Energy Community Secretariat published its first report on fulfillment of key material obligations from the 2005 Energy Community Treaty. The situation presented by this report is roughly what was foreseen in a detailed analysis of the European Movement from 2013, which was later re-published in the study of the Energy Community itself.

After a series of power plants that are already closed in Romania, Bulgaria and Croatia due to excessive emissions of life-threatening substances and in accordance with the Energy Community Treaty; facilities in Serbia, Kosovo, Montenegro, Bosnia and Herzegovina and North Macedonia are now expected to close. One-eighth or about thousand megawatts of lignite power plants should be decomissioned by 2023. In these countries there are assumptions that some of the existing power plants could still be equipped for further operation. The same expectations with the same arguments have been seen in previous years in Romania, Bulgaria and Croatia.

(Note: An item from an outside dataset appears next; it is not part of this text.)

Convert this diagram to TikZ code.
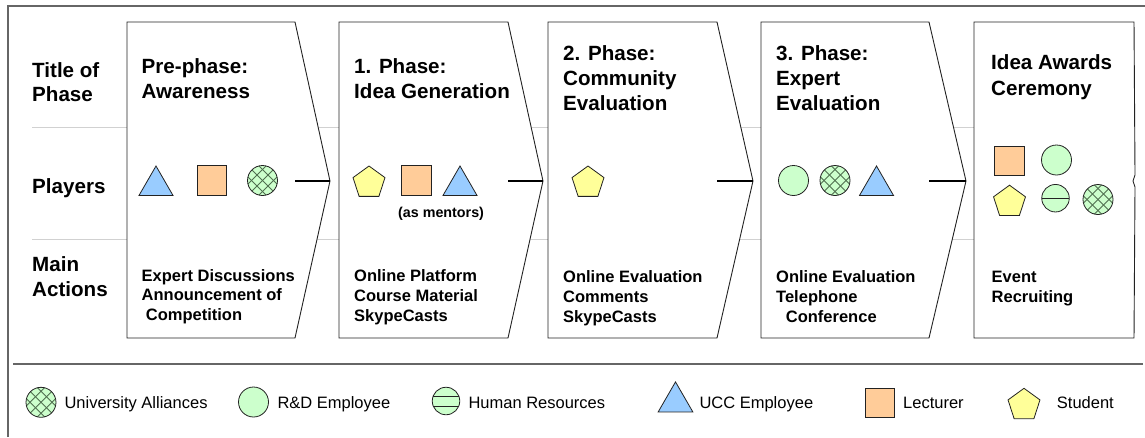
\documentclass[tikz,border=0pt]{standalone}
\usepackage{fontspec}
\setmainfont{Liberation Sans}
\usetikzlibrary{shapes.geometric}
\definecolor{cgreen}{HTML}{CCFFCC}
\definecolor{corange}{HTML}{FFCC99}
\definecolor{cblue}{HTML}{99CCFF}
\definecolor{cyellow}{HTML}{FFFF99}
\definecolor{edge}{HTML}{222222}
\definecolor{hatch}{HTML}{4F6F4F}
\tikzset{
  frameline/.style={draw=black!60,line width=1.2pt},
  rowline/.style={draw=black!18,line width=1pt},
  phasebox/.style={draw=edge,fill=white,line width=0.9pt,line join=miter},
  link/.style={draw=black,line width=1.2pt},
  head/.style={anchor=base west,inner sep=0pt,font=\fontsize{20.6}{24}\selectfont\bfseries},
  act/.style={anchor=base west,inner sep=0pt,font=\fontsize{16.5}{20}\selectfont\bfseries},
  leg/.style={anchor=base west,inner sep=0pt,font=\fontsize{16.5}{19}\selectfont},
  tri/.style={regular polygon,regular polygon sides=3,draw=edge,fill=cblue,inner sep=0pt,minimum size=39.4pt,line width=0.8pt},
  pent/.style={regular polygon,regular polygon sides=5,draw=edge,fill=cyellow,inner sep=0pt,minimum size=33.6pt,line width=0.8pt},
  sq/.style={rectangle,draw=edge,fill=corange,inner sep=0pt,minimum size=29.5pt,line width=0.8pt},
  rd/.style={circle,draw=edge,fill=cgreen,inner sep=0pt,minimum size=30pt,line width=0.8pt},
  hr/.style={rd,minimum size=27.5pt,path picture={
     \draw[edge,line width=0.7pt] (path picture bounding box.west) -- (path picture bounding box.east);}},
  hrleg/.style={rd,minimum size=27.5pt,path picture={
     \draw[edge,line width=0.7pt] ([yshift=5pt]path picture bounding box.west) -- ([yshift=5pt]path picture bounding box.east);
     \draw[edge,line width=0.7pt] ([yshift=-5pt]path picture bounding box.west) -- ([yshift=-5pt]path picture bounding box.east);}},
  ua/.style={rd,path picture={
     \foreach \k in {-22,-11,0,11,22}{
       \draw[hatch,line width=0.9pt] ([shift={(\k-20,-20)}]path picture bounding box.center) -- ([shift={(\k+20,20)}]path picture bounding box.center);
       \draw[hatch,line width=0.9pt] ([shift={(\k-20,20)}]path picture bounding box.center) -- ([shift={(\k+20,-20)}]path picture bounding box.center);
     }}},
}
\begin{document}
\begin{tikzpicture}[x=1pt,y=-1pt]
\useasboundingbox (0,0) rectangle (1145,437);
% frame
\coordinate (fa) at (8,437); \coordinate (fb) at (8,6); \coordinate (fc) at (1145,6);
\draw[frameline] (fa) -- (fb) -- (fc);
\coordinate (la) at (13,364); \coordinate (lb) at (1142.5,364);
\draw[frameline] (la) -- (lb);
% row separators
\coordinate (ra) at (32,127); \coordinate (rb) at (1000,127);
\coordinate (sa) at (32,239); \coordinate (sb) at (1000,239);
\draw[rowline] (ra) -- (rb);
\draw[rowline] (sa) -- (sb);
% phase boxes
\foreach \n/\l/\r/\t in {0/127/295/330,1/339/508/543,2/548/717/753,3/761/929/966}{
  \coordinate (p\n nw) at (\l,22);
  \coordinate (p\n ne) at (\r,22);
  \coordinate (p\n tip) at (\t,181);
  \coordinate (p\n se) at (\r,338);
  \coordinate (p\n sw) at (\l,338);
  \coordinate (p\n in) at (\r,181);
  \draw[phasebox] (p\n nw) -- (p\n ne) -- (p\n tip) -- (p\n se) -- (p\n sw) -- cycle;
  \draw[link] (p\n in) -- (p\n tip);
}
\coordinate (p4nw) at (974,22); \coordinate (p4ne) at (1134,22);
\coordinate (p4u) at (1135,175); \coordinate (p4m) at (1133,181); \coordinate (p4d) at (1135,187);
\coordinate (p4se) at (1134,338); \coordinate (p4sw) at (974,338);
\draw[phasebox] (p4nw) -- (p4ne) -- (p4u) -- (p4m) -- (p4d) -- (p4se) -- (p4sw) -- cycle;
% row labels
\node[head] (r1a) at (32,77) {Title of};
\node[head] (r1b) at (32,101) {Phase};
\node[head] (r2) at (32,193) {Players};
\node[head] (r3a) at (32,271) {Main};
\node[head] (r3b) at (32,296) {Actions};
% titles
\node[head] (t0a) at (141.5,73) {Pre-phase:};
\node[head] (t0b) at (141.5,98) {Awareness};
\node[head] (t1a) at (354,73) {1. Phase:};
\node[head] (t1b) at (354,98) {Idea Generation};
\node[head] (t2a) at (563,60.7) {2. Phase:};
\node[head] (t2b) at (563,85.3) {Community};
\node[head] (t2c) at (563,110.7) {Evaluation};
\node[head] (t3a) at (776,60.7) {3. Phase:};
\node[head] (t3b) at (776,85.3) {Expert};
\node[head] (t3c) at (776,110.7) {Evaluation};
\node[head] (t4a) at (991,69) {Idea Awards};
\node[head] (t4b) at (991,95) {Ceremony};
% actions
\node[act] (a0a) at (141.5,281) {Expert Discussions};
\node[act] (a0b) at (141.5,300.7) {Announcement of};
\node[act] (a0c) at (145.7,320.7) {Competition};
\node[act] (a1a) at (354,281) {Online Platform};
\node[act] (a1b) at (354,301) {Course Material};
\node[act] (a1c) at (354,321) {SkypeCasts};
\node[act] (a2a) at (563,282.7) {Online Evaluation};
\node[act] (a2b) at (563,302) {Comments};
\node[act] (a2c) at (563,322) {SkypeCasts};
\node[act] (a3a) at (776,282.7) {Online Evaluation};
\node[act] (a3b) at (776,302) {Telephone};
\node[act] (a3c) at (785.7,322) {Conference};
\node[act] (a4a) at (991.5,282.7) {Event};
\node[act] (a4b) at (991.5,302) {Recruiting};
\node[anchor=base west,inner sep=0pt,font=\fontsize{14.3}{17}\selectfont\bfseries] (ment) at (398,217) {(as mentors)};
% players
\node[tri] (s0a) at (156,185.7) {};
\node[sq] (s0b) at (212,180.5) {};
\node[ua] (s0c) at (262.5,180.5) {};
\node[pent] (s1a) at (369,182.8) {};
\node[sq] (s1b) at (416.5,180.5) {};
\node[tri] (s1c) at (460,185.7) {};
\node[pent] (s2a) at (588,182.8) {};
\node[rd] (s3a) at (793.5,180.5) {};
\node[ua] (s3b) at (835,180.5) {};
\node[tri] (s3c) at (876.5,185.7) {};
\node[sq] (s4a) at (1009.5,161) {};
\node[rd] (s4b) at (1056.5,160) {};
\node[pent] (s4c) at (1009.5,202) {};
\node[hr] (s4d) at (1055.5,198.2) {};
\node[ua] (s4e) at (1098,199.5) {};
% legend
\node[ua] (k1) at (41,402.3) {};
\node[leg] (k1t) at (64.3,408) {University Alliances};
\node[rd] (k2) at (253.5,402) {};
\node[leg] (k2t) at (277.3,408) {R\&D Employee};
\node[hrleg] (k3) at (446,401) {};
\node[leg] (k3t) at (468.3,408) {Human Resources};
\node[tri,minimum size=40pt] (k4) at (675.5,401.9) {};
\node[leg] (k4t) at (699.3,408) {UCC Employee};
\node[sq] (k5) at (879.7,402.7) {};
\node[leg] (k5t) at (903,408) {Lecturer};
\node[pent] (k6) at (1024,405.1) {};
\node[leg] (k6t) at (1056.7,408) {Student};
\end{tikzpicture}
\end{document}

Having in mind that the removal of sulfur oxides and nitrogen from the power plant’s exhaust gases significantly increases the costs of electricity production and emission of carbon dioxide for the same amount of useful energy, it can be simply concluded that the macroeconomic and foreign policy risk is excessive for the Serbian economy. Recently, a large commercial investor left the project of a new power plant in Kosovo which was designed with somewhat more advanced technology than existing facilities in the region.

The change in the trade regime with the European Union, the problems of security of energy supply and the impact of new trade relations on the main transit route along Danube river create a new framework for evolution of political relations in the region. Economic relations within Serbia, trade with Bosnia, Montenegro, Kosovo, North Macedonia, Croatia and Albania are gaining a whole new dimension.

Energy intensity is critical for Serbian economy. The high level of productivity, use of the available mineral resources (lithium, copper, aluminum, cement, etc.) and efficient transport,in particular railway transport with reloading at the ports can only be achieved with a considerable power consumption. For example, will the recent decision of a large commercial investor to continue investing into future lithium extraction in Serbia going to have minimal or a very large economic effects for Serbia, essentially depends on the ability of Serbia’s energy system to provide a large amount of cheap renewable electrical energy.

The Energy Community Treaty was ratified in Serbia on July 27, 2006: 14 years ago. Then the problem was difficult to see but relatively easy to solve. It is now far more obvious but need far more intensive effort to apply appropriate solutions. The choice facing the new Government of Serbia is critical and almost unequivocal.

The first option is to maintain the existing development paradigm in energy and transport with increasing impacts on the environment and human health, increased carbon dioxide emissions and modest productivity. It implies missing the opportunity to significantly increase the level of processing of mineral raw materials, develop industries and multiply transit traffic. It would also worsen the trade relations with the European Union and further depth of the long-term poverty, which would prolong European Union aid to the poor country but decline the opportunity to join the European Union.

The second option is to open a completely new perspective for the development of renewable energy on a large scale and to create a foundation for a strong export industry and a significant increase in transit traffic. Serbia’s mineral resources, equipped with renewable energy, would gain a new dimension of competitiveness. Only then, country creates opportunities for investments into new infrastructure along territory and intensive industries producing cars, steel, ships, food, furniture and so many other goods. This enables large-scale employment and improves the quality of life of the population.